Republic Financial Holdings Ltd (RFHL), the parent company of Republic Bank, has announced a profit attributable to shareholders of $774 million for the nine-month period ended June 30, 2020.
This was a decline of $458 million or 37.2 per cent below the corresponding period last year. These results reflect the financial impact so far of the Covid-19 pandemic on the Group, mainly resulting from decreased economic activity, narrower margins due to reduced lending interest rates, waiver of fees and commissions and the setting aside of additional credit provisions to cover potential future losses, the banking group said in a statement yesterday.
“The ongoing uncertainty surrounding the current and potential impacts of the Covid pandemic demands that the group continues to exercise prudence as we navigate the way forward in the best interest of all our stakeholders,” the statement said.
In announcing the results RFHL chairman Vincent Pereira said, “Total assets stood at $105.3 billion at June 30, 2020, an increase of $19.9 billion or 23.2 per cent over the total assets at June 30, 2019.
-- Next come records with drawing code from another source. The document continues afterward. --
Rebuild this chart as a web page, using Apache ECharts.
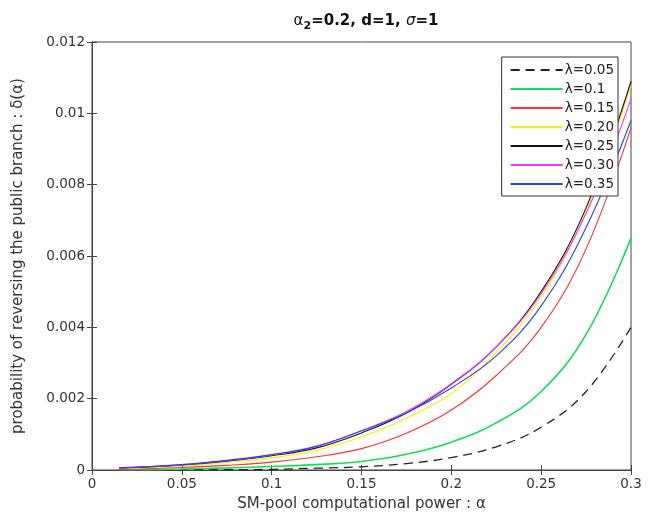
<!DOCTYPE html>
<html>
<head>
<meta charset="utf-8">
<script src="https://cdn.jsdelivr.net/npm/echarts@6/dist/echarts.min.js"></script>
<style>html,body{margin:0;padding:0;background:#fff}#c{width:648px;height:524px}</style>
</head>
<body>
<div id="c"></div>
<script>
var alphas = [0.015, 0.025, 0.05, 0.075, 0.1, 0.125, 0.15, 0.175, 0.2, 0.225, 0.25, 0.275, 0.3];
var lam005 = [0.0, 0.0, 0.00001, 0.00001, 0.00002, 0.00005, 0.00009, 0.00018, 0.00035, 0.00065, 0.0012, 0.0022, 0.0040];
var lam010 = [0.00001, 0.00001, 0.00003, 0.00006, 0.00010, 0.00015, 0.00024, 0.00044, 0.00078, 0.00132, 0.0022, 0.0038, 0.0065];
var lam015 = [0.00002, 0.00003, 0.00007, 0.00013, 0.00022, 0.00037, 0.0006, 0.00103, 0.00168, 0.00265, 0.0040, 0.0062, 0.0096];
var lam020 = [0.00004, 0.00006, 0.00012, 0.00021, 0.00034, 0.00055, 0.00093, 0.00145, 0.00215, 0.0033, 0.00485, 0.00725, 0.0108];
var lam025 = [0.00005, 0.00007, 0.00014, 0.00025, 0.00040, 0.00062, 0.00104, 0.0016, 0.0024, 0.00345, 0.0050, 0.00735, 0.0109];
var lam030 = [0.00005, 0.00008, 0.00015, 0.00026, 0.00042, 0.00066, 0.0011, 0.00164, 0.00242, 0.00345, 0.00495, 0.0072, 0.0104];
var lam035 = [0.00006, 0.00008, 0.00015, 0.00027, 0.00043, 0.00067, 0.0011, 0.0016, 0.0023, 0.0032, 0.0046, 0.0068, 0.0098];

var seriesNames = ['λ=0.05', 'λ=0.1', 'λ=0.15', 'λ=0.20', 'λ=0.25', 'λ=0.30', 'λ=0.35'];
var seriesValues = [lam005, lam010, lam015, lam020, lam025, lam030, lam035];
var seriesColors = ['#222222', '#10e050', '#ff3333', '#ffee00', '#111111', '#ff33ff', '#2244ee'];
var seriesTypes = [[9, 6], 'solid', 'solid', 'solid', 'solid', 'solid', 'solid'];
var seriesWidths = [1.3, 1.6, 1.1, 1.1, 1.1, 1.1, 1.1];

var font = 'DejaVu Sans';
var txt = '#333333';

function pairs(vals) { return alphas.map(function (a, i) { return [a, vals[i]]; }); }

var series = seriesNames.map(function (n, i) {
  return {
    name: n, type: 'line', data: pairs(seriesValues[i]), smooth: 0.4,
    showSymbol: false, symbol: 'none', animation: false,
    lineStyle: { color: seriesColors[i], width: seriesWidths[i], type: seriesTypes[i] },
    itemStyle: { color: seriesColors[i] }
  };
});

var chart = echarts.init(document.getElementById('c'), null, { renderer: 'canvas' });
chart.setOption({
  backgroundColor: '#ffffff',
  animation: false,
  title: {
    text: '{a|α}{s|2}{b|=0.2, d=1, }{c|σ}{b|=1}',
    left: 361, top: 6, textAlign: 'center',
    textStyle: {
      rich: {
        a: { fontFamily: font, fontSize: 15, color: '#111', fontWeight: 'normal' },
        s: { fontFamily: font, fontSize: 11, color: '#111', fontWeight: 'bold', padding: [10, 0, 0, 0] },
        b: { fontFamily: font, fontSize: 15, color: '#111', fontWeight: 'bold' },
        c: { fontFamily: font, fontSize: 15, color: '#111', fontStyle: 'italic', fontWeight: 'normal' }
      }
    }
  },
  grid: { left: 92, right: 17, top: 42, bottom: 54, show: true, borderColor: '#444', borderWidth: 1, backgroundColor: 'transparent' },
  legend: {
    orient: 'vertical', right: 30, top: 57,
    data: seriesNames,
    itemWidth: 52, itemHeight: 10, itemGap: 5,
    itemStyle: { opacity: 0 },
    backgroundColor: '#fff', borderColor: '#333', borderWidth: 1, borderRadius: 0,
    padding: [6, 4, 5, 8],
    textStyle: { fontFamily: font, fontSize: 13.5, color: '#222', padding: [0, 0, 0, -3] }
  },
  xAxis: [{
    type: 'value', min: 0, max: 0.3, interval: 0.05,
    name: 'SM-pool computational power : α', nameLocation: 'middle', nameGap: 27,
    nameTextStyle: { fontFamily: font, fontSize: 15, color: txt },
    axisLine: { show: true, lineStyle: { color: '#444' } },
    axisTick: { show: true, inside: true, length: 5, lineStyle: { color: '#444' } },
    axisLabel: { fontFamily: font, fontSize: 13.5, color: txt, margin: 7 },
    splitLine: { show: false }
  }, {
    type: 'value', min: 0, max: 0.3, interval: 0.05, position: 'top',
    axisLine: { show: true, lineStyle: { color: '#444' } },
    axisTick: { show: true, inside: true, length: 5, lineStyle: { color: '#444' } },
    axisLabel: { show: false }, splitLine: { show: false }
  }],
  yAxis: [{
    type: 'value', min: 0, max: 0.012, interval: 0.002,
    name: 'probability of reversing the public branch : δ(α)', nameLocation: 'middle', nameGap: 66,
    nameTextStyle: { fontFamily: font, fontSize: 15, color: txt },
    axisLine: { show: true, lineStyle: { color: '#444' } },
    axisTick: { show: true, inside: true, length: 5, lineStyle: { color: '#444' } },
    axisLabel: { fontFamily: font, fontSize: 13.5, color: txt, margin: 7 },
    splitLine: { show: false }
  }, {
    type: 'value', min: 0, max: 0.012, interval: 0.002, position: 'right',
    axisLine: { show: true, lineStyle: { color: '#444' } },
    axisTick: { show: true, inside: true, length: 5, lineStyle: { color: '#444' } },
    axisLabel: { show: false }, splitLine: { show: false }
  }],
  series: series
});
</script>
</body>
</html>
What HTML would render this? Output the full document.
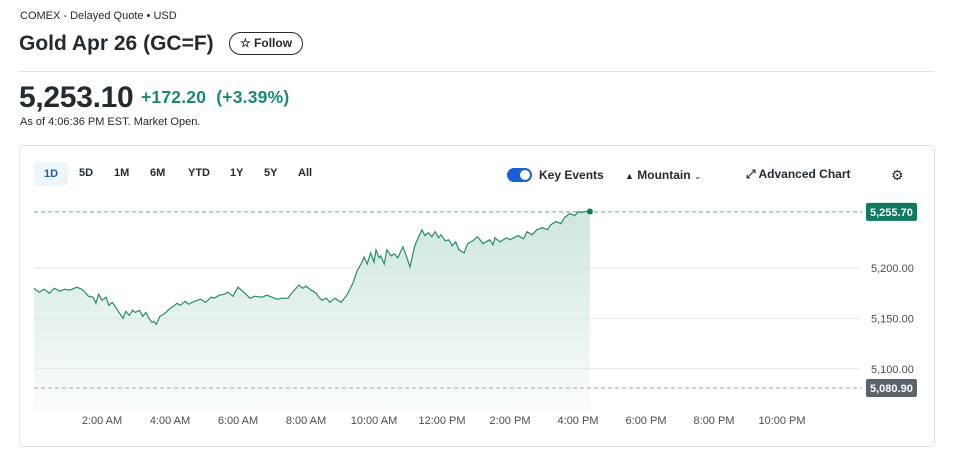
<!DOCTYPE html>
<html><head><meta charset="utf-8"><style>
body{margin:0;width:955px;height:460px;background:#fff;font-family:"Liberation Sans",sans-serif;color:#232a31;position:relative;overflow:hidden}
.a{position:absolute;white-space:nowrap}
.tab{position:absolute;top:167px;font-size:11px;font-weight:bold;color:#232a31}
</style></head><body>
<div class="a" style="left:20px;top:10px;font-size:11px">COMEX - Delayed Quote • USD</div>
<div class="a" style="left:19px;top:32px;font-size:21px;font-weight:bold">Gold Apr 26 (GC=F)</div>
<div class="a" style="left:229px;top:32px;width:72px;height:21px;border:1px solid #232a31;border-radius:12px;font-size:12px;font-weight:bold;line-height:21px;text-align:center">☆ Follow</div>
<div class="a" style="left:19px;top:71px;width:915px;height:1px;background:#e0e4e9"></div>
<div class="a" style="left:19px;top:81px;font-size:30px;font-weight:bold;letter-spacing:-0.3px">5,253.10</div>
<div class="a" style="left:141px;top:87px;font-size:17.5px;font-weight:bold;color:#1a8a6e;letter-spacing:0.2px">+172.20&nbsp; (+3.39%)</div>
<div class="a" style="left:20px;top:116px;font-size:11px">As of 4:06:36 PM EST. Market Open.</div>
<div class="a" style="left:19px;top:145px;width:914px;height:300px;border:1px solid #e0e4e9;border-radius:4px"></div>
<div class="a" style="left:34px;top:162px;width:34px;height:24px;background:#eef5fb;border-radius:4px;color:#1a5fb4;font-size:11px;font-weight:bold;line-height:24px;text-align:center">1D</div>
<div class="tab" style="left:79px">5D</div>
<div class="tab" style="left:114px">1M</div>
<div class="tab" style="left:150px">6M</div>
<div class="tab" style="left:188px">YTD</div>
<div class="tab" style="left:230px">1Y</div>
<div class="tab" style="left:264px">5Y</div>
<div class="tab" style="left:298px">All</div>
<div class="a" style="left:507px;top:168px;width:25px;height:14px;background:#1a5fd8;border-radius:7px"><div style="position:absolute;right:2px;top:2px;width:10px;height:10px;border-radius:5px;background:#fff"></div></div>
<div class="a" style="left:539px;top:168px;font-size:12px;font-weight:bold">Key Events</div>
<div class="a" style="left:625px;top:168px;font-size:12px;font-weight:bold"><span style="font-size:9px">▲</span> Mountain <span style="font-weight:normal;font-size:9px">⌄</span></div>
<div class="a" style="left:746px;top:167px;font-size:12px;font-weight:bold">⤢ Advanced Chart</div>
<div class="a" style="left:891px;top:167px;font-size:14px">⚙</div>
<svg class="a" style="left:0;top:0" width="955" height="460">
<defs><linearGradient id="g" x1="0" y1="0" x2="0" y2="1"><stop offset="0" stop-color="#cfe6df"/><stop offset="1" stop-color="#cfe6df" stop-opacity="0.1"/></linearGradient></defs>
<g id="grid"></g><g id="plot"></g><g id="labels"></g>
</svg>
<script>
const hours=[
0,0.15,0.3,0.45,0.6,0.75,0.9,1.05,1.26,1.4,
1.5,1.6,1.74,1.82,1.9,2.0,2.12,2.2,2.3,2.41,
2.5,2.62,2.7,2.8,2.9,2.97,3.1,3.2,3.29,3.4,
3.47,3.53,3.6,3.7,3.85,4.0,4.1,4.21,4.3,4.45,
4.55,4.65,4.8,4.9,5.05,5.21,5.3,5.45,5.6,5.7,
5.85,6.0,6.1,6.2,6.35,6.5,6.7,6.85,7.0,7.15,
7.3,7.47,7.6,7.79,7.9,8.0,8.15,8.3,8.38,8.47,
8.6,8.7,8.85,9.03,9.2,9.38,9.5,9.55,9.65,9.71,
9.8,9.9,10.0,10.06,10.15,10.2,10.3,10.38,10.5,10.6,
10.7,10.85,10.95,11.06,11.15,11.2,11.3,11.41,11.5,11.6,
11.7,11.8,11.9,11.97,12.1,12.2,12.3,12.4,12.5,12.65,
12.75,12.9,13.05,13.21,13.3,13.4,13.5,13.56,13.7,13.8,
13.9,14.0,14.1,14.24,14.4,14.5,14.65,14.79,14.95,15.1,
15.2,15.35,15.5,15.6,15.75,15.91,16.0,16.1,16.2,16.35];
const prices=[
5180,5176,5179,5175,5180,5177,5179,5178,5181,5179,
5176,5172,5171,5165,5174,5168,5171,5163,5166,5161,
5156,5150,5157,5153,5158,5156,5158,5152,5156,5149,
5146,5147,5144,5152,5155,5160,5162,5165,5163,5167,
5164,5166,5168,5169,5166,5171,5170,5173,5174,5176,
5172,5181,5178,5175,5170,5172,5171,5173,5171,5169,
5170,5170,5176,5183,5180,5182,5178,5175,5171,5168,
5170,5166,5170,5166,5173,5185,5197,5200,5206,5211,
5204,5215,5206,5218,5210,5212,5204,5218,5212,5214,
5210,5221,5212,5201,5215,5222,5230,5238,5232,5235,
5231,5236,5230,5233,5227,5228,5222,5226,5218,5215,
5224,5227,5231,5224,5226,5228,5223,5230,5226,5228,
5230,5228,5230,5232,5229,5236,5233,5238,5240,5238,
5243,5246,5244,5250,5254,5252,5256,5255,5256,5256];
const yTicks=[5200,5150,5100];
const xTicks=["2:00 AM","4:00 AM","6:00 AM","8:00 AM","10:00 AM","12:00 PM","2:00 PM","4:00 PM","6:00 PM","8:00 PM","10:00 PM"];
const lastPrice=5255.70, prevClose=5080.90;
const NS="http://www.w3.org/2000/svg";
const X=h=>34+h*34, Y=p=>268-(p-5200)*1.008;
function mk(par,t,at){const e=document.createElementNS(NS,t);for(const k in at)e.setAttribute(k,at[k]);par.appendChild(e);return e;}
const grid=document.getElementById('grid'),plot=document.getElementById('plot'),lab=document.getElementById('labels');
yTicks.forEach(v=>{const l=mk(grid,'line',{x1:34,x2:860,y1:Y(v),y2:Y(v),stroke:'#e6e9ec'});


const t=mk(lab,'text',{x:871,y:Y(v)+4,'font-size':11,fill:'#464e56'});t.textContent=v.toLocaleString('en-US',{minimumFractionDigits:2});

});
xTicks.forEach((s,i)=>{const t=mk(lab,'text',{x:X(2+2*i),y:424,'font-size':11,fill:'#464e56','text-anchor':'middle'});t.textContent=s;

});
const n=Math.min(hours.length,prices.length);
let d='';for(let i=0;i<n;i++)d+=(i?'L':'M')+X(hours[i]).toFixed(1)+' '+Y(prices[i]).toFixed(1)+' ';
const last=n-1;
const area=mk(plot,'path',{d:d+`L${X(hours[last])} 410 L${X(hours[0])} 410 Z`,fill:'url(#g)'});


[[lastPrice,'#1a8a6e'],[prevClose,'#7a8591']].forEach(([v,c],i)=>{const l=mk(plot,'line',{x1:34,x2:862,y1:Y(v),y2:Y(v),stroke:c,'stroke-dasharray':'4 3','stroke-opacity':0.7});


const r=mk(lab,'rect',{x:866,y:Y(v)-9,width:51,height:18,rx:2,fill:i?'#5b636b':'#0f7a5e'});


const t=mk(lab,'text',{x:870,y:Y(v)+4,'font-size':11,fill:'#fff','font-weight':'bold'});t.textContent=v.toLocaleString('en-US',{minimumFractionDigits:2});

});
const line=mk(plot,'path',{d:d,fill:'none',stroke:'#2a8a72','stroke-width':1.2});


const dot=mk(plot,'circle',{cx:X(hours[last]),cy:Y(prices[last]),r:3,fill:'#0f7a5e'});


</script>
</body></html>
“This increase was, in the main, due to the acquisition of Scotiabank’s banking operations in St Maarten and the Eastern Caribbean (Anguilla, Dominica, Grenada, St Kitts and Nevis, St Lucia and St Vincent and the Grenadines) on November 1, 2019 which added $12.7 billion and the acquisition of Scotiabank’s operations in the British Virgin Islands on June 1, 2020 which added a further $3.1 billion to the group’s asset base.”
He said, “We remain committed to our clients during this difficult time. In addition to the measures already instituted by the group, we are working closely with all our business clients to identify appropriate financing structures to facilitate the continued success of their respective businesses and with our retail clients to agree suitable loan repayment structures.”